§ **EXERCISE DIRECTIONS**: Retype these lines and no others: the line holding "Give me the TikZ source for this diagram.", the line holding "(s2right) at (769,181.5);", and all lines between them. Pictures stay out.

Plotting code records
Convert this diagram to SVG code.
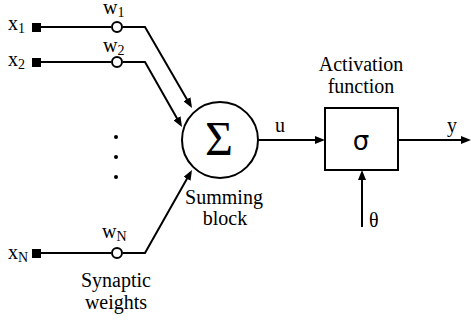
<svg xmlns="http://www.w3.org/2000/svg" width="471" height="321" viewBox="0 0 471 321">
<style>
.ln{fill:none;stroke:#000;stroke-width:2}
.t{font-family:'Liberation Serif','DejaVu Serif','Times New Roman',serif;fill:#000;font-size:20px}
.s{font-size:14px}
.c{text-anchor:middle}
</style>
<defs>
<marker id="ah" markerUnits="userSpaceOnUse" markerWidth="10" markerHeight="8" refX="7" refY="4" orient="auto">
<path d="M0,0 L10,4 L0,8 z" fill="#000"/>
</marker>
</defs>
<rect width="471" height="321" fill="#fff"/>
<g id="connectors">
<path class="ln" d="M41,27 H111 M123,27 H145 L190.5,105.4" marker-end="url(#ah)"/>
<path class="ln" d="M41,62 H111 M123,62 H145 L180.5,124.4" marker-end="url(#ah)"/>
<path class="ln" d="M40,253 H111 M123,253 H145 L190.5,172.6" marker-end="url(#ah)"/>
<path class="ln" d="M259,140 H322" marker-end="url(#ah)"/>
<path class="ln" d="M398,140 H468" marker-end="url(#ah)"/>
<path class="ln" d="M362,227 V173" marker-end="url(#ah)"/>
</g>
<g id="input1">
<rect x="32" y="23" width="9" height="9" fill="#000"/>
<text class="t" x="8" y="30" font-family="Liberation Serif, serif">x<tspan class="s" dy="3">1</tspan></text>
</g>
<g id="input2">
<rect x="32" y="58" width="9" height="9" fill="#000"/>
<text class="t" x="8" y="66">x<tspan class="s" dy="3">2</tspan></text>
</g>
<g id="inputN">
<rect x="32" y="249" width="9" height="9" fill="#000"/>
<text class="t" x="8" y="259">x<tspan class="s" dy="3">N</tspan></text>
</g>
<g id="weight1">
<circle class="ln" cx="117" cy="27" r="5"/>
<text class="t" x="103" y="14">w<tspan class="s" dy="3">1</tspan></text>
</g>
<g id="weight2">
<circle class="ln" cx="117" cy="62" r="5"/>
<text class="t" x="103" y="52">w<tspan class="s" dy="3">2</tspan></text>
</g>
<g id="weightN">
<circle class="ln" cx="117" cy="253" r="5"/>
<text class="t" x="102" y="238">w<tspan class="s" dy="3">N</tspan></text>
</g>
<g id="dots">
<circle cx="116" cy="137" r="2" fill="#000"/>
<circle cx="116" cy="157" r="2" fill="#000"/>
<circle cx="116" cy="177" r="2" fill="#000"/>
</g>
<g id="synaptic-label">
<text class="t c" x="116" y="287">Synaptic</text>
<text class="t c" x="116" y="309">weights</text>
</g>
<g id="sum">
<circle class="ln" cx="220" cy="140" r="38"/>
<text class="t c" x="219" y="155" style="font-size:48px">Σ</text>
<text class="t c" x="224" y="204">Summing</text>
<text class="t c" x="225" y="225">block</text>
</g>
<text class="t" x="275" y="132">u</text>
<g id="activation">
<rect class="ln" x="325" y="108" width="73" height="62"/>
<text x="361" y="150" text-anchor="middle" style="font-family:'DejaVu Sans',sans-serif;font-size:26px">σ</text>
<text class="t c" x="361" y="71">Activation</text>
<text class="t c" x="361" y="93">function</text>
</g>
<text class="t" x="447" y="132">y</text>
<text class="t" x="369" y="227">θ</text>
</svg>
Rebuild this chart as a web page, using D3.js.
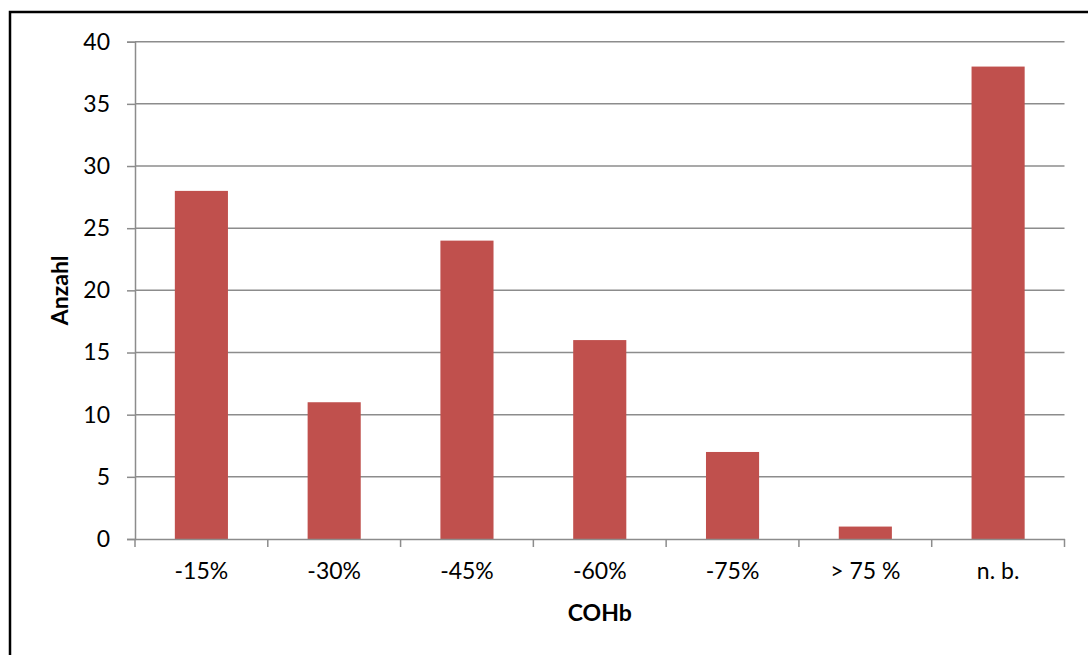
<!DOCTYPE html>
<html>
<head>
<meta charset="utf-8">
<script src="https://cdn.jsdelivr.net/npm/d3@7"></script>
<style>
  html, body { margin: 0; padding: 0; background: #fff; overflow: hidden; }
  svg { display: block; }
  text { font-family: Lato, "Open Sans", sans-serif; fill: #000; }
</style>
</head>
<body>
<svg id="chart" width="1088" height="655"></svg>
<script>
const categories = ["-15%", "-30%", "-45%", "-60%", "-75%", "> 75 %", "n. b."];
const values = [28, 11, 24, 16, 7, 1, 38];
const yTicks = [0, 5, 10, 15, 20, 25, 30, 35, 40];
const xTitle = "COHb";
const yTitle = "Anzahl";

const svg = d3.select("#chart");
const pLeft = 135, pRight = 1064.5, pTop = 41.7, pBottom = 539;
const fs = 23;

// outer frame
svg.append("rect")
  .attr("x", 10).attr("y", 12)
  .attr("width", 1200).attr("height", 800)
  .attr("fill", "none").attr("stroke", "#000").attr("stroke-width", 2.5);

const x = d3.scaleBand().domain(categories).range([pLeft, pRight]).paddingInner(0.6).paddingOuter(0.3);
const xb = d3.scaleBand().domain(categories).range([pLeft, pRight]);
const y = d3.scaleLinear().domain([0, 40]).range([pBottom, pTop]);

// gridlines
svg.append("g").selectAll("line").data(yTicks.filter(d => d > 0)).join("line")
  .attr("x1", pLeft).attr("x2", pRight)
  .attr("y1", d => y(d)).attr("y2", d => y(d))
  .attr("stroke", "#8c8c8c").attr("stroke-width", 1.5);

// bars
svg.append("g").selectAll("rect").data(values).join("rect")
  .attr("x", (d, i) => x(categories[i]))
  .attr("width", x.bandwidth())
  .attr("y", d => y(d))
  .attr("height", d => y(0) - y(d))
  .attr("fill", "#C0504D");

// y axis
const yAxis = d3.axisLeft(y).tickValues(yTicks).tickSize(8).tickPadding(17).tickFormat(d3.format("d"));
const gy = svg.append("g").attr("transform", `translate(${pLeft},0)`).call(yAxis);
gy.select(".domain").attr("stroke", "#8c8c8c").attr("stroke-width", 1.5);
gy.selectAll(".tick line").attr("stroke", "#8c8c8c").attr("stroke-width", 1.5);
gy.selectAll(".tick text").attr("font-size", fs).attr("font-family", "Lato, 'Open Sans', sans-serif").attr("fill", "#000");

// x axis
const xAxis = d3.axisBottom(xb).tickSize(0).tickPadding(24);
const gx = svg.append("g").attr("transform", `translate(0,${pBottom})`).call(xAxis);
gx.select(".domain").attr("stroke", "#8c8c8c").attr("stroke-width", 1.5);
gx.selectAll(".tick text").attr("font-size", fs).attr("font-family", "Lato, 'Open Sans', sans-serif").attr("fill", "#000");
// boundary tick marks
const bounds = categories.map(c => xb(c)).concat([pRight]);
svg.append("g").selectAll("line").data(bounds).join("line")
  .attr("x1", d => d).attr("x2", d => d)
  .attr("y1", pBottom).attr("y2", pBottom + 8)
  .attr("stroke", "#8c8c8c").attr("stroke-width", 1.5);

// titles
svg.append("text")
  .attr("x", (pLeft + pRight) / 2).attr("y", 621)
  .attr("text-anchor", "middle").attr("font-size", fs).attr("font-weight", "bold")
  .text(xTitle);
svg.append("text")
  .attr("transform", `translate(68,${(pTop + pBottom) / 2}) rotate(-90)`)
  .attr("text-anchor", "middle").attr("font-size", fs).attr("font-weight", "bold")
  .text(yTitle);
</script>
</body>
</html>
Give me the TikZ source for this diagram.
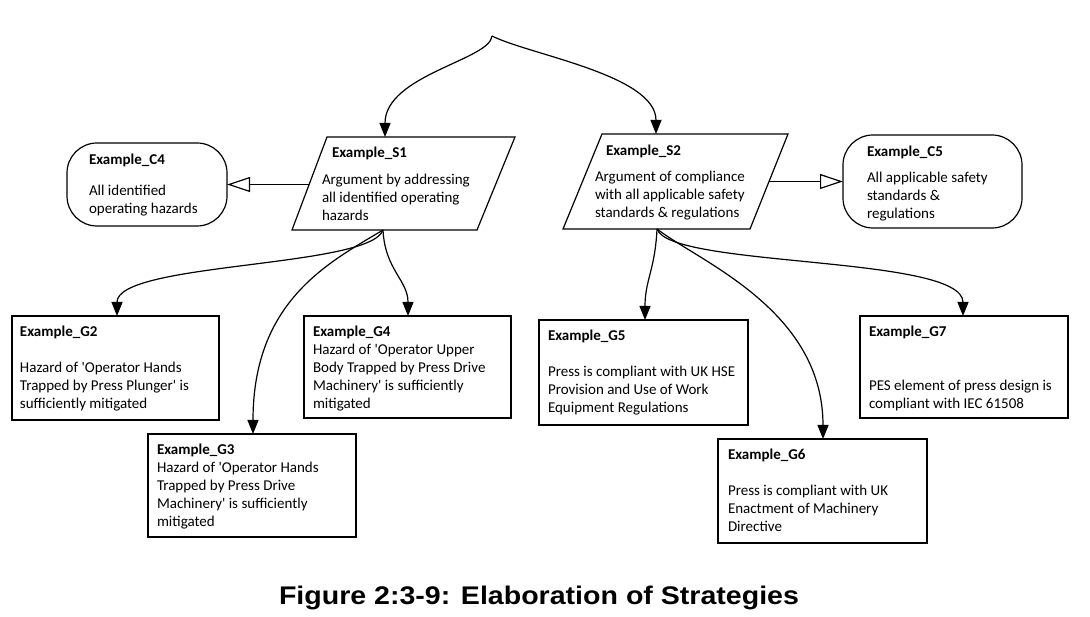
\documentclass[tikz,border=0pt]{standalone}
\usepackage{fontspec}
\usepackage{graphicx}
\setmainfont{Carlito}[Ligatures=TeXOff]
\newfontfamily\capfont{Liberation Sans}
\usetikzlibrary{arrows.meta,calc}
\newcommand{\boxtext}[5]{\parbox[c][#2pt][t]{#1pt}{\fontsize{15}{18}\selectfont\leftskip=#4pt\parindent=0pt\rightskip=0pt plus 1fil\vspace*{#3pt}\strut #5}}
\newcommand{\partext}[2]{\parbox[t]{#1pt}{\fontsize{15}{18}\selectfont\parindent=0pt\strut #2}}
\tikzset{
  gbox/.style={draw, line width=1.2pt, anchor=north west, inner sep=0pt, outer sep=0pt},
  cbox/.style={gbox, rounded corners=30pt},
  txt/.style={anchor=north west, inner sep=0pt, outer sep=0pt},
  conn/.style={line width=1.2pt, -{Triangle[length=14pt,width=11pt]}},
  ctx/.style={line width=1.2pt, -{Triangle[open,length=23pt,width=15pt]}},
  para/.style={line width=1.2pt, line join=miter},
}
\begin{document}
\begin{tikzpicture}[x=1pt,y=-1pt]
\useasboundingbox (0,0) rectangle (1090,617);

% strategies (parallelograms)
\coordinate (s1nw) at (327,137); \coordinate (s1ne) at (515,137);
\coordinate (s1se) at (477,230); \coordinate (s1sw) at (292,230);
\draw[para] (s1nw) -- (s1ne) -- (s1se) -- (s1sw) -- cycle;
\node[txt] (s1) at (322,145) {\partext{185}{\hspace*{10pt}\textbf{Example\_S1}\\[9pt]Argument by addressing\\all identified operating\\hazards}};
\coordinate (s1in) at (385,137);
\coordinate (s1out) at (383,230);
\coordinate (s1left) at (309,184.5);

\coordinate (s2nw) at (602,134); \coordinate (s2ne) at (788,134);
\coordinate (s2se) at (750,229); \coordinate (s2sw) at (563,229);
\draw[para] (s2nw) -- (s2ne) -- (s2se) -- (s2sw) -- cycle;
\node[txt] (s2) at (595,143) {\partext{185}{\hspace*{11pt}\textbf{Example\_S2}\\[8pt]Argument of compliance\\with all applicable safety\\standards \& regulations}};
\coordinate (s2in) at (656,134);
\coordinate (s2out) at (657,229);
\coordinate (s2right) at (769,181.5);

% contexts
\node[cbox] (c4) at (67,143) {\boxtext{160}{83}{9}{22}{\textbf{Example\_C4}\\[13pt]All identified\\operating hazards}};
\node[cbox] (c5) at (843,135) {\boxtext{179}{93}{9}{24}{\textbf{Example\_C5}\\[8pt]All applicable safety\\standards \&\\regulations}};

% goals
\node[gbox] (g2) at (12,316) {\boxtext{207}{104}{8}{8}{\textbf{Example\_G2}\\[18pt]Hazard of 'Operator Hands\\Trapped by Press Plunger' is\\sufficiently mitigated}};
\node[gbox] (g3) at (148,434) {\boxtext{208}{103}{8}{9}{\textbf{Example\_G3}\\Hazard of 'Operator Hands\\Trapped by Press Drive\\Machinery' is sufficiently\\mitigated}};
\node[gbox] (g4) at (304,316) {\boxtext{207}{102}{8}{9}{\textbf{Example\_G4}\\Hazard of 'Operator Upper\\Body Trapped by Press Drive\\Machinery' is sufficiently\\mitigated}};
\node[gbox] (g5) at (539,320) {\boxtext{209}{105}{8}{9}{\textbf{Example\_G5}\\[18pt]Press is compliant with UK HSE\\Provision and Use of Work\\Equipment Regulations}};
\node[gbox] (g6) at (718,439) {\boxtext{209}{104}{8}{10}{\textbf{Example\_G6}\\[18pt]Press is compliant with UK\\Enactment of Machinery\\Directive}};
\node[gbox] (g7) at (860,316) {\boxtext{208}{102}{8}{9}{\textbf{Example\_G7}\\[36pt]PES element of press design is\\compliant with IEC 61508}};

\coordinate (g2in) at ($(g2.north west)+(105,0)$);
\coordinate (g3in) at ($(g3.north west)+(105,0)$);
\coordinate (g4in) at ($(g4.north west)+(104,0)$);
\coordinate (g5in) at ($(g5.north west)+(106,0)$);
\coordinate (g6in) at ($(g6.north west)+(105,0)$);
\coordinate (g7in) at ($(g7.north west)+(103,0)$);

% top connectors
\coordinate (top) at (492,36);
\draw[conn] (top) .. controls (490,60) and (385,75) .. (s1in);
\draw[conn] (top) .. controls (530,55) and (656,75) .. (s2in);

% context connectors
\draw[ctx] (s1left) -- (c4.east);
\draw[ctx] (s2right) -- (c5.west);

% S1 -> goals
\draw[conn] (s1out) .. controls (370,268) and (117,262) .. (g2in);
\draw[conn] (s1out) .. controls (330,262) and (253,300) .. (g3in);
\draw[conn] (s1out) .. controls (385,270) and (408,280) .. (g4in);

% S2 -> goals
\draw[conn] (s2out) .. controls (655,270) and (645,280) .. (g5in);
\draw[conn] (s2out) .. controls (700,262) and (823,310) .. (g6in);
\draw[conn] (s2out) .. controls (670,268) and (963,255) .. (g7in);

% caption
\node[anchor=base, inner sep=0pt] (cap) at (539,604) {\scalebox{1.12}[1]{\capfont\bfseries\fontsize{25.5}{28}\selectfont Figure 2:3-9: Elaboration of Strategies}};
\end{tikzpicture}
\end{document}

§ **EXERCISE ANSWER**:
Give me the TikZ source for this diagram.
\documentclass[tikz,border=0pt]{standalone}
\usepackage{fontspec}
\usepackage{graphicx}
\setmainfont{Carlito}[Ligatures=TeXOff]
\newfontfamily\capfont{Liberation Sans}
\usetikzlibrary{arrows.meta,calc}
\newcommand{\boxtext}[5]{\parbox[c][#2pt][t]{#1pt}{\fontsize{15}{18}\selectfont\leftskip=#4pt\parindent=0pt\rightskip=0pt plus 1fil\vspace*{#3pt}\strut #5}}
\newcommand{\partext}[2]{\parbox[t]{#1pt}{\fontsize{15}{18}\selectfont\parindent=0pt\strut #2}}
\tikzset{
  gbox/.style={draw, line width=1.2pt, anchor=north west, inner sep=0pt, outer sep=0pt},
  cbox/.style={gbox, rounded corners=30pt},
  txt/.style={anchor=north west, inner sep=0pt, outer sep=0pt},
  conn/.style={line width=1.2pt, -{Triangle[length=14pt,width=11pt]}},
  ctx/.style={line width=1.2pt, -{Triangle[open,length=23pt,width=15pt]}},
  para/.style={line width=1.2pt, line join=miter},
}
\begin{document}
\begin{tikzpicture}[x=1pt,y=-1pt]
\useasboundingbox (0,0) rectangle (1090,617);

% strategies (parallelograms)
\coordinate (s1nw) at (327,137); \coordinate (s1ne) at (515,137);
\coordinate (s1se) at (477,230); \coordinate (s1sw) at (292,230);
\draw[para] (s1nw) -- (s1ne) -- (s1se) -- (s1sw) -- cycle;
\node[txt] (s1) at (322,145) {\partext{185}{\hspace*{10pt}\textbf{Example\_S1}\\[9pt]Argument by addressing\\all identified operating\\hazards}};
\coordinate (s1in) at (385,137);
\coordinate (s1out) at (383,230);
\coordinate (s1left) at (309,184.5);

\coordinate (s2nw) at (602,134); \coordinate (s2ne) at (788,134);
\coordinate (s2se) at (750,229); \coordinate (s2sw) at (563,229);
\draw[para] (s2nw) -- (s2ne) -- (s2se) -- (s2sw) -- cycle;
\node[txt] (s2) at (595,143) {\partext{185}{\hspace*{11pt}\textbf{Example\_S2}\\[8pt]Argument of compliance\\with all applicable safety\\standards \& regulations}};
\coordinate (s2in) at (656,134);
\coordinate (s2out) at (657,229);
\coordinate (s2right) at (769,181.5);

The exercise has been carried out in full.